Raising Living Standards
London is an expensive city, with high land values driving up the costs of housing and a range of other essential services, such as childcare. Additionally, the infrastructure that exists was not designed for a city with the size and diversity of modern London. This leads to higher costs in some other aspects of life, particularly when travel and buying choices are limited.
Lowering the Cost of Living
The costs of living in London are high, and those on the lowest incomes can be forced to pay more for essential items, including, for example, fuel and basic goods, than those on higher incomes with access to more purchasing options.
- Median income after housing costs has risen since the end of the recession to over £420 per week for a couple in London
- The costs of formal childcare are around 30 per cent higher in London than elsewhere.
- Around one in ten households in London has low income but high fuel costs.
Poverty remains a real problem in London, with persistent poverty a particular issue for many individuals.
- The percentage of Londoners in poverty has decreased only marginally over twenty years and stands at 28 per cent. This represents the highest ever number of people, at 2.4 million.
- Around one in six Londoners, including nearly one in four children, are in persistent poverty.
- The proportion of London’s pensioners in material deprivation, at 15 per cent, is double the rate for the UK as a whole.
- The number of individuals seen sleeping rough in London fell last year, to less than 7,500, reversing the trend of the previous decade.

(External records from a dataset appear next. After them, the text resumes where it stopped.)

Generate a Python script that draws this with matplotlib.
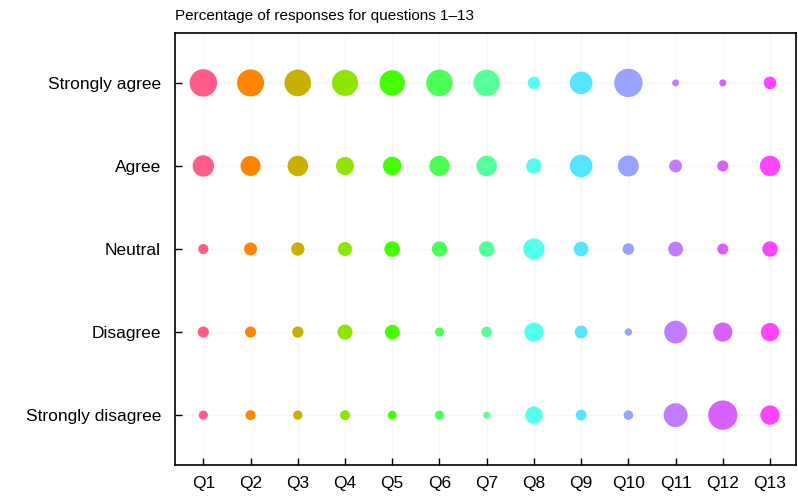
import numpy as np
import matplotlib.pyplot as plt

plt.rcParams['font.family'] = ['Liberation Sans', 'DejaVu Sans']

questions = ['Q1', 'Q2', 'Q3', 'Q4', 'Q5', 'Q6', 'Q7', 'Q8', 'Q9', 'Q10', 'Q11', 'Q12', 'Q13']
responses = ['Strongly agree', 'Agree', 'Neutral', 'Disagree', 'Strongly disagree']

# percentage of responses per question (rows follow `responses`)
strongly_agree = [49.5, 48.0, 46.7, 44.4, 42.3, 46.2, 45.7, 10.3, 33.6, 52.8, 3.2, 3.3, 10.4]
agree = [30.0, 26.3, 27.6, 21.3, 22.6, 27.3, 27.6, 15.7, 33.6, 29.0, 10.9, 8.1, 27.1]
neutral = [6.8, 11.1, 11.7, 12.9, 16.0, 15.4, 16.0, 29.6, 14.3, 8.8, 14.5, 8.1, 15.7]
disagree = [8.2, 8.0, 8.4, 14.8, 14.1, 5.5, 7.6, 24.5, 10.7, 3.6, 34.2, 24.2, 22.2]
strongly_disagree = [5.5, 6.6, 5.6, 6.6, 5.1, 5.5, 3.1, 19.8, 7.7, 5.9, 37.2, 56.3, 24.6]

colors = ['#ff5c8a', '#ff8500', '#c8b000', '#8ee600', '#44ff00', '#4dff55', '#55ff99',
          '#55ffee', '#55e5ff', '#98a2ff', '#c07cff', '#d860ff', '#ff44ff']

data = [strongly_agree, agree, neutral, disagree, strongly_disagree]

fig = plt.figure(figsize=(7.98, 5.01), dpi=100)
ax = fig.add_axes([0.2193, 0.0719, 0.7782, 0.8621])

x = np.arange(len(questions))
for row, vals in enumerate(data):
    y = np.full(len(questions), len(responses) - 1 - row)
    ax.scatter(x, y, s=np.array(vals) * 7.9, c=colors, edgecolors='none', zorder=3)

ax.set_xlim(-0.6, 12.55)
ax.set_ylim(-0.6, 4.6)
ax.set_xticks(x)
ax.set_xticklabels(questions, fontsize=12.5)
ax.set_yticks(np.arange(len(responses)))
ax.set_yticklabels(responses[::-1], fontsize=12.5)
ax.tick_params(direction='in', length=5, width=1)
ax.tick_params(axis='x', pad=8)
ax.tick_params(axis='y', pad=10)
ax.grid(True, color='#f6f6f6', linewidth=0.8, zorder=0)
for sp in ax.spines.values():
    sp.set_linewidth(1.2)

fig.text(0.2193, 0.955, 'Percentage of responses for questions 1\u201313', fontsize=11, ha='left', va='bottom')

plt.savefig('out.png', dpi=100)
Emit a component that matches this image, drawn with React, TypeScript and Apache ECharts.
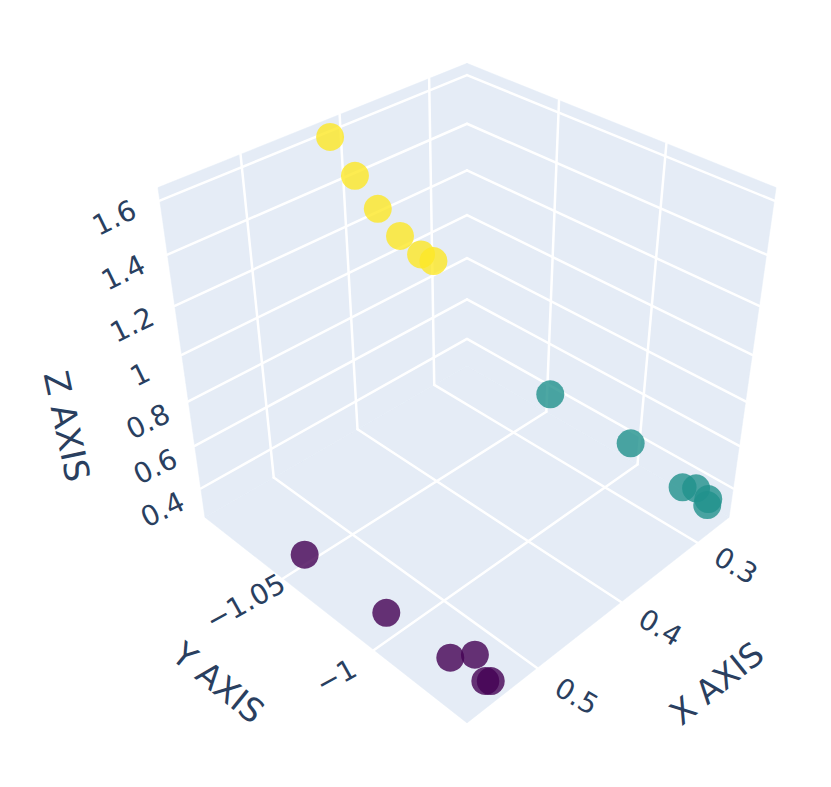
import React, { useEffect, useRef } from "react";
import * as echarts from "echarts";

const xRange = [0.2546, 0.5759];
const yRange = [-1.0978, -0.9544];
const zRange = [0.259, 1.647];

const xTicks = [0.3, 0.4, 0.5];
const yTicks = [-1.05, -1];
const zTicks = [0.4, 0.6, 0.8, 1, 1.2, 1.4, 1.6];
const xTickLabels = ["0.3", "0.4", "0.5"];
const yTickLabels = ["\u22121.05", "\u22121"];
const zTickLabels = ["0.4", "0.6", "0.8", "1", "1.2", "1.4", "1.6"];

const xPurple = [0.5553, 0.5525, 0.5501, 0.5347, 0.5479, 0.5451];
const yPurple = [-1.0479, -1.0048, -0.9739, -0.969, -0.9583, -0.957];
const zPurple = [0.3284, 0.3284, 0.3284, 0.3284, 0.3284, 0.3284];

const xTeal = [0.2642, 0.2598, 0.2673, 0.2601, 0.263, 0.264];
const yTeal = [-1.0445, -1.0026, -0.9734, -0.9693, -0.9625, -0.9621];
const zTeal = [0.3978, 0.3631, 0.3284, 0.3284, 0.2937, 0.3284];

const xYellow = [0.4214, 0.4414, 0.4545, 0.4609, 0.4592, 0.4593];
const yYellow = [-1.0922, -1.0689, -1.0509, -1.037, -1.0278, -1.0219];
const zYellow = [1.612, 1.5776, 1.543, 1.508, 1.4735, 1.4735];

const WIDTH = 831;
const HEIGHT = 787;
const DIST = 7.02;
const SCALE = 1408;
const CX = 467;
const CY = 366;
const INK = "#2a3f5f";
const FONT = "'DejaVu Sans', Verdana, sans-serif";

const norm = (v: number, r: number[]) => ((v - r[0]) / (r[1] - r[0])) * 2 - 1;

// perspective camera looking from (+x, +y, +z), on a cube of half-side 1
function cam(nx: number, ny: number, nz: number): [number, number] {
  const right = (-nx + ny) / Math.SQRT2;
  const up = (-nx - ny + 2 * nz) / Math.sqrt(6);
  const depth = (nx + ny + nz) / Math.sqrt(3);
  const w = DIST - depth;
  return [CX + (SCALE * right) / w, CY - (SCALE * up) / w];
}

const project = (x: number, y: number, z: number) =>
  cam(norm(x, xRange), norm(y, yRange), norm(z, zRange));

const points = (xs: number[], ys: number[], zs: number[]) =>
  xs.map((x, i) => project(x, ys[i], zs[i]));

const walls = [
  [cam(-1, -1, -1), cam(1, -1, -1), cam(1, 1, -1), cam(-1, 1, -1)],
  [cam(-1, -1, -1), cam(1, -1, -1), cam(1, -1, 1), cam(-1, -1, 1)],
  [cam(-1, -1, -1), cam(-1, 1, -1), cam(-1, 1, 1), cam(-1, -1, 1)],
];

function gridSegments(): number[][] {
  const out: number[][] = [];
  const seg = (a: [number, number], b: [number, number]) => out.push([a[0], a[1], b[0], b[1]]);
  xTicks.forEach((t) => {
    const n = norm(t, xRange);
    seg(cam(n, -1, -1), cam(n, 1, -1));
    seg(cam(n, -1, -1), cam(n, -1, 1));
  });
  yTicks.forEach((t) => {
    const n = norm(t, yRange);
    seg(cam(1, n, -1), cam(-1, n, -1));
    seg(cam(-1, n, -1), cam(-1, n, 1));
  });
  zTicks.forEach((t) => {
    const n = norm(t, zRange);
    seg(cam(1, -1, n), cam(-1, -1, n));
    seg(cam(-1, -1, n), cam(-1, 1, n));
  });
  return out;
}

type Label = { p: [number, number]; text: string; size: number; rot: number };

function labels(): Label[] {
  const out: Label[] = [];
  const tickSize = 28;
  xTicks.forEach((t, i) =>
    out.push({ p: cam(norm(t, xRange), 1.25, -1.0), text: xTickLabels[i], size: tickSize, rot: -30 })
  );
  yTicks.forEach((t, i) =>
    out.push({ p: cam(1.24, norm(t, yRange), -1.0), text: yTickLabels[i], size: tickSize, rot: 29 })
  );
  zTicks.forEach((t, i) => {
    const n = norm(t, zRange);
    out.push({ p: cam(1.157, -1.157, n - (0.122 - 0.034 * n)), text: zTickLabels[i], size: tickSize, rot: 26 });
  });
  out.push({ p: cam(0, 1.664, -1), text: "X AXIS", size: 33, rot: 39 });
  out.push({ p: cam(1.659, 0, -1), text: "Y AXIS", size: 33, rot: -39 });
  out.push({ p: cam(1.455, -1.455, -0.38), text: "Z AXIS", size: 34, rot: -78 });
  return out;
}

const scatter = (name: string, color: string, data: [number, number][]) => ({
  name,
  type: "scatter",
  data,
  symbol: "circle",
  symbolSize: 28,
  itemStyle: { color, opacity: 0.8 },
  silent: true,
  z: 5,
});

export default function App() {
  const ref = useRef<HTMLDivElement>(null);
  useEffect(() => {
    document.body.style.margin = "0";
    document.body.style.background = "#fff";
    const chart = echarts.init(ref.current!, undefined, { renderer: "svg" });
    const segs = gridSegments();
    const labs = labels();
    chart.setOption({
      animation: false,
      backgroundColor: "#fff",
      grid: { left: 0, right: 0, top: 0, bottom: 0 },
      tooltip: { show: false },
      xAxis: { type: "value", min: 0, max: WIDTH, show: false },
      yAxis: { type: "value", min: 0, max: HEIGHT, inverse: true, show: false },
      series: [
        {
          type: "custom",
          silent: true,
          clip: false,
          z: 1,
          data: walls.map((w) => w.flat()),
          encode: { x: [0, 2, 4, 6], y: [1, 3, 5, 7] },
          renderItem: (_p: any, api: any) => ({
            type: "polygon",
            shape: {
              points: [0, 1, 2, 3].map((k) => api.coord([api.value(2 * k), api.value(2 * k + 1)])),
            },
            style: { fill: "#E5ECF6", stroke: "#E5ECF6", lineWidth: 0.5 },
          }),
        },
        {
          type: "custom",
          silent: true,
          clip: false,
          z: 2,
          data: segs,
          encode: { x: [0, 2], y: [1, 3] },
          renderItem: (_p: any, api: any) => {
            const a = api.coord([api.value(0), api.value(1)]);
            const b = api.coord([api.value(2), api.value(3)]);
            return {
              type: "line",
              shape: { x1: a[0], y1: a[1], x2: b[0], y2: b[1] },
              style: { stroke: "#ffffff", lineWidth: 2.5, lineCap: "round" },
            };
          },
        },
        scatter("Cluster 0", "#440154", points(xPurple, yPurple, zPurple)),
        scatter("Cluster 1", "#21918c", points(xTeal, yTeal, zTeal)),
        scatter("Cluster 2", "#fde725", points(xYellow, yYellow, zYellow)),
        {
          type: "custom",
          silent: true,
          clip: false,
          z: 6,
          data: labs.map((l) => l.p),
          encode: { x: 0, y: 1 },
          renderItem: (p: any, api: any) => {
            const l = labs[p.dataIndex];
            const c = api.coord([api.value(0), api.value(1)]);
            return {
              type: "text",
              x: c[0],
              y: c[1],
              rotation: (l.rot * Math.PI) / 180,
              style: {
                text: l.text,
                x: 0,
                y: 0,
                align: "center",
                verticalAlign: "middle",
                fontSize: l.size,
                fontFamily: FONT,
                fill: INK,
              },
            };
          },
        },
      ],
    });
    return () => chart.dispose();
  }, []);
  return <div ref={ref} style={{ width: WIDTH, height: HEIGHT }} />;
}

Too many Londoners are unable to access or afford the financial advice and products they need to manage everyday tasks, fully engage in society, and plan for the future. The levels of problem debt, unbanked or uninsured households and people who cannot access affordable credit are an issue that keeps part of the population trapped in poverty.
- Only forty per cent of families in London have savings of more than £1,500 - around the average monthly rent.
- Around three in every one hundred adults do not have access to banking facilities.
- Londoners are less likely to be declared bankrupt or have other insolvency arrangements than adults in the rest of the country.